Toward the end of the Civil War and immediately following, a controversy erupted among several Masonic lodges regarding the accommodation of handicapped members in their facilities. Following the Masonic ideal of physical ability and bodily perfection, brothers who had lost limbs were often permitted to continue lodge membership, but handicapped new members were barred from joining the lodge as a means of emphasizing cultural norms of manhood of the time. Some Masons feared that if handicapped persons could join the lodge, women—who were considered physically inferior to men—would be next (Carnes 1989, pp. 142–143).
Other Fraternal Organizations
Following the Civil War, however, fraternal organizations flourished and multiplied. Such temperance societies as the Sons of Temperance, the Sons of Honor, and the Independent Order of Grand Templars, all founded before the war, grew in numbers and influence. The Order of the Star-Spangled Banner, an anti-immigrant fraternity founded in 1844 that would later become the nucleus for the Know-Nothing and American Republican parties, spawned the Knights of the Golden Circle in 1861. A group of Knights organized themselves in "Castles." These "Castles" were largely safe spaces for Copperheads—Union men who sympathized with the Confederacy—to gather. The Ku Klux Klan was organized in Pulaski, Tennessee, in 1866, though its influence directly after the war was not of much consequence (Carnes 1989, pp. 7–9).

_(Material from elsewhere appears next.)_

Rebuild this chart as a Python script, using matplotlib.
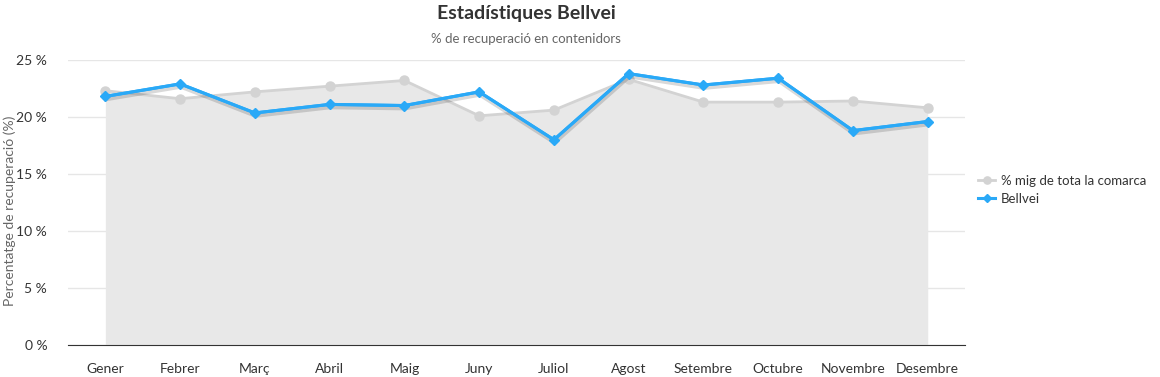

Oliver Hudson Kelley (1826–1913), a clerk for the U.S. Department of Agriculture, tried to capitalize on the popularity of postwar fraternal organizations by establishing the Order of the Patrons of Husbandry in 1867. Later known as the Grange, the Order promoted farming and animal husbandry. In 1880 several Grangers formed the National Farmers' Alliance. It had similar rituals and enjoyed significant political influence. New veterans' associations were created and emphasized ritual more than the veterans' organizations that predated the Civil War, such as the Military Order of the Loyal Legion (1865), the Grand Army of the Republic (1866), the Union Veteran Legion (1884), and the United Confederate Veterans (1888) (Carnes 1989, p. 8).
Postwar Fraternal and Anti-Masonic Groups
Many new fraternal organizations emerged following the war as insurance societies. The first of these was the Ancient Order of United Workmen in 1868, which blended Masonic and Odd Fellows rituals. Another, the Noble and Holy Order of the Knights of Labor was formed primarily for workers in the skilled trades, although it also admitted employers, women, and (after 1878) blacks. The order became so prominent—it claimed 730,000 members by 1886—that its rituals and activities became part of the day-to-day life of many tradespeo-ple (Carnes 1989, pp. 8–9). These groups and others later became the foundation of the modern trade union movement.
The anti-Masonic movement also revived and gained new influence following the war. Mormons, whose religion and history are closely tied to both the Freemasons and the Anti-Masonic Party, were forbidden to join Masonic groups and largely suppressed the history of their denomination's Masonic origins. An "Anti-Secrecy Crusade" began among evangelical Christians. The movement aimed to restore transparency to all aspects of American life, but particularly focused its attention upon Freemasonry. The Anti-Secrecy movemment was largely initiated by Jonathan Blanchard, founder of the National Christian Association; and spread by the revivalist Charles Finney, whose book The Character, Claims, and Practical Workings of Freemasonry, launched a mainstream religious attack on Masons and other secret societies that continues into the early twenty-first century. Despite the influence of anti-Masonic groups, by the turn of the twentieth century 5 million American men belonged to at least one fraternal organization; 854,000 of these were Masons (Vaughn 1990, pp. 9–13).
The Civil War provided the context for much of the mystery, excitement, and ritual surrounding fraternal organizations in the twentieth century. One example of this influence is the lore and revisionist history exhibited in D. W. Griffith's 1915 film, Birth of a Nation, which portrayed the Ku Klux Klan as saviors of the South, complete with a cameo appearance of Jesus Christ himself. The popularity of the film was partially responsible for the resurgence of the Klan, leading to its expansion to nearly 4 million members in the United States and Canada by the early 1920s. Another well-documented example of the ongoing fascination with the Civil War is the Zeta Chapter of the Alpha Pi fraternity in Dover, Ohio, whose rituals, perhaps as early as 1905, involved the skull of William Quantrill (1837–1865), a guerrilla leader who had grown up in Dover and is best known for his role in the Lawrence Massacre of 1863 (Leslie 1995, pp. 53–54, 58–60).
BIBLIOGRAPHY
Carnes, Mark. Secret Ritual and Manhood in Victorian America. New Haven, CT: Yale University Press, 1989.
Dumenil, Lynn. Freemasonry and American Culture, 1880–1930. Princeton, NJ: Princeton University Press, 1984.
Finney, Charles G. The Character, Claims, and Practical Workings of Freemasonry. Cincinnati, OH: Western Tract and Book Society, 1869.
Leslie, Edward. "Quantrill's Bones." American Heritage 46, no. 4 (1995): 53–60.
Lowe, Justin "Freemasonry and the Civil War: A House Undivided." California Mason Online, (2001). Available at http://www.freemason.org/.
Roberts, Allen. House Undivided: The Story of Freemasonry and the Civil War. Fulton, MO: Ovid Bell, 1961.
Vaughn, William. "The Reverend Charles G. Finney and the Post-Civil War Antimasonic Crusade." Social Science Journal 27, no. 2 (1990): 209–222.